Spike's Bitches 47: Someone Dangerous Could Get In
[NAFDA] Spike-centric discussion. Lusty, lewd (only occasionally crude), risqué (and frisqué), bawdy (Oh, lawdy!), flirty ('cuz we're purty), raunchy talk inside. Caveat lector.
Another exhausting day at work. The director (no longer just interim!) met with my crew and me, and then my supervisor and I talked with him separately. They didn't bring up everything we talked about yesterday (partially for fear of reprisals, I learned) but I shared them all with him afterwards. I told him that I may talk to her one-on-one; he didn't disagree but noted that it would not likely produce the results I hoped. Frankly, I feel the same about any talk he may have with her, but I didn't share that.
It went well, and afterwards my supervisor complimented my eloquence, but goddamn I am exhausted. Juggling working and supervising and llama drama and coming up with a rain plan on the spot (which didn't work out) and my crew was all cranky... I'm just wiped. I went to bed at 8:30 last night and it's looking like the same tonight.
It also doesn't help knowing that our program is on a razor's edge and may cease to exist when this crew is done, and not much about that is in my control. Like, less than 1% of that is in my control.
I keep telling myself that all this is making me stronger and more resiliant, and reminding myself that just a few years past I would have gone totally fetal long ago from the stress. It doesn't help much in the moment, though.

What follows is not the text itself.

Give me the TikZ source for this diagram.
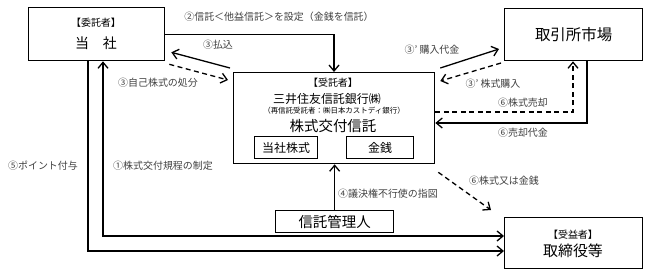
\documentclass[tikz,border=0pt]{standalone}
\usepackage{fontspec}
\setmainfont{Noto Sans CJK JP}
\usetikzlibrary{arrows.meta}
\begin{document}
\begin{tikzpicture}[x=1bp,y=-1bp,
  box/.style={draw,line width=1.3bp,inner sep=0pt,anchor=north west},
  txt/.style={inner sep=0pt},
  lbl/.style={inner sep=0pt,font=\fontsize{10}{12}\selectfont,text=black!75},
  con/.style={line width=1.3bp,-{Straight Barb[length=6bp,width=10bp]}},
  dcon/.style={con,dash pattern=on 5bp off 3.5bp},
]
\useasboundingbox (0,0) rectangle (648,276);
% boxes
\node[box,minimum width=136bp,minimum height=53bp] (itaku) at (28,7) {};
\node[box,minimum width=138bp,minimum height=52bp] (market) at (504,8) {};
\node[box,minimum width=201bp,minimum height=91bp] (trust) at (233,72) {};
\node[box,minimum width=63bp,minimum height=22bp] (stock) at (254,136) {};
\node[box,minimum width=67bp,minimum height=22bp] (money) at (346,136) {};
\node[box,minimum width=118bp,minimum height=22bp] (kanri) at (275,210) {};
\node[box,minimum width=138bp,minimum height=51bp] (juek) at (504,217) {};
% box texts
\node[txt,font=\fontsize{10}{12}\selectfont] (itaku-a) at (96,23) {【委託者】};
\node[txt,font=\fontsize{14}{16}\selectfont] (itaku-b) at (96,43) {当　社};
\node[txt,font=\fontsize{15.5}{17}\selectfont] (market-a) at (market.center) {取引所市場};
\node[txt,font=\fontsize{10}{12}\selectfont] (trust-a) at (333,83) {【受託者】};
\node[txt,font=\fontsize{12}{14}\selectfont] (trust-b) at (327,99) {三井住友信託銀行㈱};
\node[txt,font=\fontsize{7.5}{9}\selectfont] (trust-c) at (334,111) {（再信託受託者：㈱日本カストディ銀行）};
\node[txt,font=\fontsize{14.5}{16}\selectfont] (trust-d) at (333,126) {株式交付信託};
\node[txt,font=\fontsize{12}{14}\selectfont] (stock-a) at (stock.center) {当社株式};
\node[txt,font=\fontsize{12}{14}\selectfont] (money-a) at (money.center) {金銭};
\node[txt,font=\fontsize{14.5}{16}\selectfont] (kanri-a) at (kanri.center) {信託管理人};
\node[txt,font=\fontsize{10}{12}\selectfont] (juek-a) at (573,235) {【受益者】};
\node[txt,font=\fontsize{15}{17}\selectfont] (juek-b) at (573,251) {取締役等};
% connectors
\draw[con] (itaku.east) -| ([shift={(101,0)}]trust.north west);
\node[lbl] (l2) at (279,17) {②信託＜他益信託＞を設定（金銭を信託）};
\draw[con] ([shift={(-3,-4)}]trust.north west) -- ([shift={(6,-9)}]itaku.south east);
\node[lbl] (l3a) at (218,45) {③払込};
\draw[dcon] ([shift={(4,3)}]itaku.south east) -- ([shift={(-5,8)}]trust.north west);
\node[lbl] (l3b) at (158,83) {③自己株式の処分};
\draw[con] ([shift={(5,-4)}]trust.north east) -- ([shift={(-5,41)}]market.north west);
\node[lbl] (l3c) at (432,50) {③’ 購入代金};
\draw[dcon] ([shift={(-3,55)}]market.north west) -- ([shift={(5,9)}]trust.north east);
\node[lbl] (l3d) at (493,84) {③’ 株式購入};
\draw[dcon] ([shift={(0,40)}]trust.north east) -| ([shift={(69,0)}]market.south west);
\node[lbl] (l6a) at (523,103) {⑥株式売却};
\draw[con] ([shift={(83,0)}]market.south west) |- ([shift={(0,51)}]trust.north east);
\node[lbl] (l6b) at (523,133) {⑥売却代金};
\draw[con] (kanri.north) -- (kanri.north |- trust.south);
\node[lbl,anchor=west] (l4) at (338,194) {④議決権不行使の指図};
\draw[dcon] ([shift={(3,8)}]trust.south east) -- ([shift={(-13,-7)}]juek.north west);
\node[lbl] (l6c) at (504,181) {⑥株式又は金銭};
\draw[con] ([shift={(60,0)}]itaku.south west) |- ([shift={(0,34)}]juek.north west);
\draw[con,{Straight Barb[length=6bp,width=10bp]}-{Straight Barb[length=6bp,width=10bp]}] ([shift={(75,0)}]itaku.south west) |- ([shift={(0,19)}]juek.north west);
\node[lbl] (l5) at (43,166) {⑤ポイント付与};
\node[lbl] (l1) at (163,166) {①株式交付規程の制定};
\end{tikzpicture}
\end{document}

I fed the animals and myself, scooped the cat pans, took out the trash, wrote a rent check, did some dishes, and wrote a very contrite email to my volunteer committee chair for being MIA for about a month. I think that's all the adult I have in me for tonight. I'm gonna finish eating my tater tots, take a shower, and crash.
Okay, gratitude post. I'm making a concerted effort to focus on good stuff.
I will be part of the FIRST EVER Mardi Gras recycling pilot project, and the people involved are super excited about my experience and knowledge; also, my boss is supportive and letting me leave to attend a mid-day meeting about it on Friday.
My boss and I have pretty darn good communication and support going on. No sexing, though, whatever Drama Llama may think (and yes, I told the director about that at my boss' prompting).
My crew is kicking so much ass these days I'm having to jump to keep ahead of them.
Krewe de Vieux this weekend!!! Woot!
StW and I may go to a free party at an art museum Friday, with music and dance and Mardi Gras Indians, oh my!
My neighbors will put out my trashcan if I forget, and always pull it back in for me by the time I get home.
My new landlady is awesome.
Which museum, smonster? NOMA, Ogden, CAC?
I am freaking wiped and sad for no discernible reason.
Someone in my Facebook flist had this as a status today:
In public schools the teachers are barak obama and the students are george w bush.
Considering other things this person has said about public school teachers, I'm not entirely certain that what she meant was "public school teachers have the thankless and herculean task of cleaning up some monumental messes...." which is kinda what it means to me.
::waves at everyone::
Smonster, dunno what to say. Just happy you made the move to the big easy.
SJ, I feel ya on the too tired to say anything. Especially with real estate, where you are talking thru people, and not directly. If that was face to face, and I was in the right mood, the agent would feel like an inch worm could stand taller, and then I would demand my money not go into that bigots pocket. But, odds are the introvert would shine thru, and I'd just dream of all that. Good luck with the house hunt. I have my third short sale offer in. Dunno if this will pass or not. Banks just don't want to understand the market is going down. But hey, that's another story.
Ok, dinner break done. Back to work. This week hasnt been the best. But hey, that which doesn't kill me, yadda yadda yadda, right? Now if only there was a way laundry would do itself.
In public schools the teachers are barak obama and the students are george w bush.
I cannot parse that into any kind of sense.
I cannot parse that into any kind of sense.
Me neither.
Does she possibly mean those commie Teacher's Unions love the teachers, hate the kids?
SJ, I feel ya on the too tired to say anything. Especially with real estate, where you are talking thru people, and not directly. If that was face to face, and I was in the right mood, the agent would feel like an inch worm could stand taller, and then I would demand my money not go into that bigots pocket. But, odds are the introvert would shine thru, and I'd just dream of all that. Good luck with the house hunt. I have my third short sale offer in. Dunno if this will pass or not. Banks just don't want to understand the market is going down. But hey, that's another story.
Good luck with the short sale. If she did say anything like that in front of me, I would have to say something, although it probably wouldn't be as eloquent as what I could make up in my head. But the way things stand it is easier to just let my realtor give her hell for me. In the meantime, we have two more showings scheduled on Sunday. I'm not very excited about either of them but maybe one will surprise me.
It is your realtor's job - ours gave the home warranty people hell when they weren't stepping up.
but to add - when we went looking for a house I wanted a one level house - I had about 6 reasons and just because it is what I wanted didn't make it meant I should pay more.